Civil society helps resolve Mthatha antiretroviral shortage
The Treatment Action Campaign (TAC) together with Medecins Sans Frontieres (MSF) and Rural Health Advocacy Programme (RHAP), have are helping to end the shortage of antiretroviral (ARV) supply at the Mthatha medicine depot in the Eastern Cape (EC).
Last week it was reported that there was a threat to the health of more than 50,000 HIV patients in the Eastern Cape who are at risk of treatment interruption.
The Mthatha medicine depot, which provides ARVs and other essential medicines to about 30 hospitals and about 350 clinics in the Eastern Cape’s rural eastern region, have not been supplying life saving drugs for weeks. Problems at the depot have led to a significant backlog in receiving drugs from suppliers, capturing orders from facilities and packing and delivering drug orders.
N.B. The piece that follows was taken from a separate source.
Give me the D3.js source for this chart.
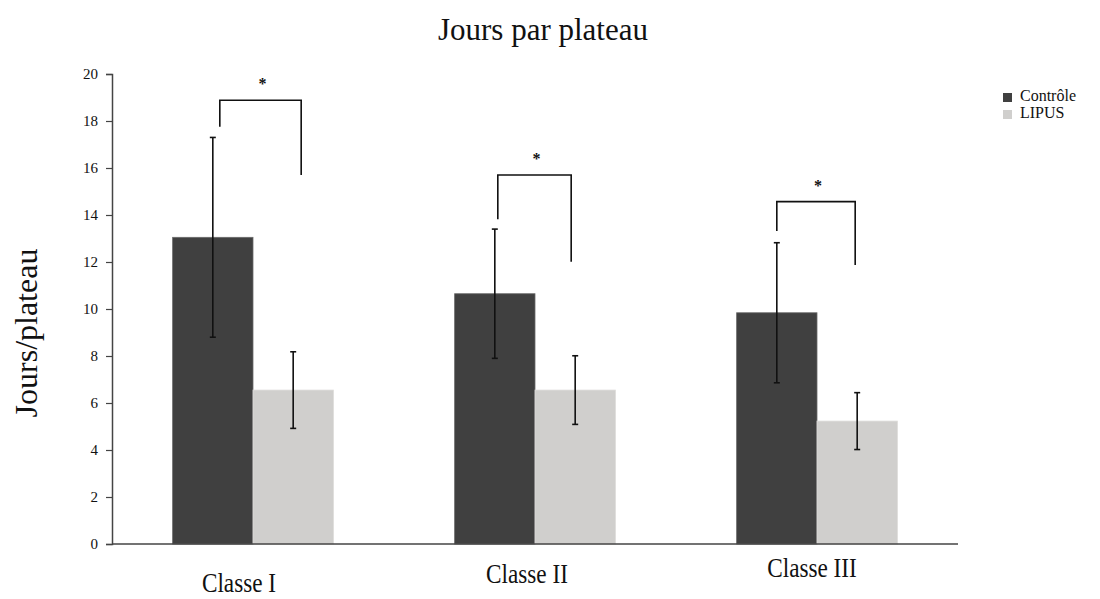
<!DOCTYPE html>
<html lang="fr">
  <head>
    <meta charset="UTF-8" />
    <script src="https://d3js.org/d3.v7.min.js"></script>
    <title>Jours par plateau</title>
    <style>
      body { margin: 0; background: #fff; }
      text { font-family: "Liberation Serif", "Times New Roman", serif; fill: #111; }
    </style>
  </head>
  <body>
    <div id="my_dataviz"></div>

    <script>
      // data
      var classes = ["Classe I", "Classe II", "Classe III"]
      var groups = ["Contrôle", "LIPUS"]
      var controle = [13.05, 10.65, 9.84]
      var controleSd = [4.25, 2.75, 2.98]
      var lipus = [6.55, 6.55, 5.23]
      var lipusSd = [1.63, 1.46, 1.21]
      var yTicks = [0, 2, 4, 6, 8, 10, 12, 14, 16, 18, 20]
      // significance brackets: height of the bar and bottom of each leg (days)
      var bracketTop = [18.88, 15.70, 14.57]
      var bracketLeft = [17.76, 13.82, 13.32]
      var bracketRight = [15.70, 12.01, 11.87]
      var bracketMark = ["*", "*", "*"]

      // set the dimensions of the graph
      var width = 1100,
          height = 599,
          plotLeft = 112,
          plotRight = 958,
          plotTop = 74,
          plotBottom = 544

      var svg = d3.select("#my_dataviz")
        .append("svg")
          .attr("width", width)
          .attr("height", height)

      // scales
      var x = d3.scaleBand()
        .domain(classes)
        .range([plotLeft, plotRight])
        .paddingInner(0.43)
        .paddingOuter(0.215)

      var xSub = d3.scaleBand()
        .domain(groups)
        .range([0, x.bandwidth()])

      var y = d3.scaleLinear()
        .domain([0, 20])
        .range([plotBottom, plotTop])

      var color = d3.scaleOrdinal()
        .domain(groups)
        .range(["#404040", "#d0cfcd"])

      // rows for the bars
      var rows = classes.map(function(c, i) {
        return [
          { cls: c, key: "Contrôle", value: controle[i], sd: controleSd[i] },
          { cls: c, key: "LIPUS", value: lipus[i], sd: lipusSd[i] }
        ]
      })

      // title
      svg.append("text")
        .attr("x", 543)
        .attr("y", 40)
        .attr("text-anchor", "middle")
        .style("font-size", "31px")
        .text("Jours par plateau")

      // y axis
      var yAxis = svg.append("g")
        .attr("transform", "translate(" + plotLeft + ",0)")
        .call(d3.axisLeft(y).tickValues(yTicks).tickSize(6).tickPadding(8))
      yAxis.select(".domain").attr("stroke", "#444").attr("stroke-width", 1.5)
      yAxis.selectAll(".tick line").attr("stroke", "#444").attr("stroke-width", 1.2)
      yAxis.selectAll(".tick text")
        .style("font-family", "'Liberation Serif', serif")
        .style("font-size", "15px")
        .attr("fill", "#111")

      svg.append("text")
        .attr("transform", "translate(37," + 333 + ") rotate(-90)")
        .attr("text-anchor", "middle")
        .style("font-size", "32px")
        .text("Jours/plateau")

      // bars
      var g = svg.selectAll(".grp")
        .data(rows)
        .enter()
        .append("g")
          .attr("transform", function(d) { return "translate(" + x(d[0].cls) + ",0)" })

      g.selectAll("rect")
        .data(function(d) { return d })
        .enter()
        .append("rect")
          .attr("x", function(d) { return xSub(d.key) })
          .attr("y", function(d) { return y(d.value) })
          .attr("width", xSub.bandwidth())
          .attr("height", function(d) { return y(0) - y(d.value) })
          .attr("fill", function(d) { return color(d.key) })
          .attr("stroke", function(d) { return d.key == "LIPUS" ? "#dcdbd9" : "#6a6a6a" })
          .attr("stroke-width", 0.8)

      // error bars
      var err = g.selectAll(".err")
        .data(function(d) { return d })
        .enter()
        .append("g")
          .attr("transform", function(d) { return "translate(" + (xSub(d.key) + xSub.bandwidth() / 2) + ",0)" })
      err.append("line")
        .attr("y1", function(d) { return y(d.value + d.sd) })
        .attr("y2", function(d) { return y(d.value - d.sd) })
        .attr("stroke", "#111")
        .attr("stroke-width", 1.6)
      err.selectAll(".cap")
        .data(function(d) { return [d.value + d.sd, d.value - d.sd] })
        .enter()
        .append("line")
          .attr("x1", -3).attr("x2", 3)
          .attr("y1", function(v) { return y(v) })
          .attr("y2", function(v) { return y(v) })
          .attr("stroke", "#111")
          .attr("stroke-width", 1.6)

      // x axis line
      svg.append("line")
        .attr("x1", plotLeft).attr("x2", plotRight)
        .attr("y1", plotBottom).attr("y2", plotBottom)
        .attr("stroke", "#444")
        .attr("stroke-width", 1.6)

      // category labels (the original text is a bit condensed)
      var labelShift = [-14, -8, -5]
      var labelY = [592, 583, 577]
      svg.selectAll(".xlab")
        .data(classes)
        .enter()
        .append("text")
          .attr("transform", function(d, i) {
            return "translate(" + (x(d) + x.bandwidth() / 2 + labelShift[i]) + "," + labelY[i] + ") scale(0.86,1.05)"
          })
          .attr("text-anchor", "middle")
          .style("font-size", "27px")
          .text(function(d) { return d })

      // significance brackets
      var nudgeL = [7, 3, 0], nudgeR = [8, -4, -2]
      classes.forEach(function(c, i) {
        var xl = x(c) + xSub("Contrôle") + xSub.bandwidth() / 2 + nudgeL[i]
        var xr = x(c) + xSub("LIPUS") + xSub.bandwidth() / 2 + nudgeR[i]
        svg.append("path")
          .attr("d", "M" + xl + "," + y(bracketLeft[i]) + "V" + y(bracketTop[i]) +
                     "H" + xr + "V" + y(bracketRight[i]))
          .attr("fill", "none")
          .attr("stroke", "#111")
          .attr("stroke-width", 1.6)
        svg.append("text")
          .attr("x", (xl + xr) / 2 + 2)
          .attr("y", y(bracketTop[i]) - 11)
          .attr("text-anchor", "middle")
          .style("font-size", "16px")
          .style("font-weight", "bold")
          .text(bracketMark[i])
      })

      // legend
      var legend = svg.selectAll(".leg")
        .data(groups)
        .enter()
        .append("g")
          .attr("transform", function(d, i) { return "translate(1003," + (91 + i * 17) + ")" })
      legend.append("rect")
        .attr("y", 2)
        .attr("width", 9).attr("height", 9)
        .attr("fill", function(d) { return color(d) })
      legend.append("text")
        .attr("x", 17)
        .attr("y", 10)
        .style("font-size", "16px")
        .text(function(d) { return d })
    </script>
  </body>
</html>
Many of the province’s nearly 220,000 HIV-positive patients on ARVs depend on supply from the depot to be able to take their medicines.
TAC’s district coordinator Noloyiso Ntamehlo said: “We sat down and came up with some plans to help end the shortage. We already have community workers who will be working throughout December manning a hotline. The hotline is for patients who arrive at their clinic and find out that there is no medication. They can call the number and they will then receive information about when and where the truck transporting medication will be.
“We will also have managers at various clinics that will take their own cars and fetch the medication if need be. We are also monitoring the situation and together with the Eastern Cape Health MEC are getting daily reports from the depot. Radio stations and newspapers are also spreading the word on the crisis as well as the hotline,” said Ntamehlo.
A statement sent out last week on the matter said that on Friday 6 December MSF had sent an emergency team to Mthatha to provide assistance to the medical depot. The team, which is supported by TAC, Section27 and RHAP, had started to map out the scope of the supply crisis, fill critical staffing gaps and planned an urgent response to ensure HIV patients get the drugs they require. Meanwhile, the National and Eastern Cape Departments of Health are working on an emergency plan as well as longer-term solutions to the critical staff and drug supply problems.
Dr Matthew Reid of MSF said, "We are more or less getting information from TAC about patients that are having difficulties. We are assisting in the packing and delivery of the drugs. Together with our team, we get orders from facilities which we process and then pack the drugs into boxes. We then take it to the delivery company who takes it to the necessary facilities. So far R10 million worth of drugs has already been processed. Some of the reasons for the shortages include the poor organisation of stock and clinical forms not being filled out."
Patients on ARVs who stop taking the drugs are at risk of developing resistance. This means the medicines stop working, HIV rebounds in their bodies and they can become ill again.
GroundUp tried in vain to get comment from the Eastern Cape Health Department.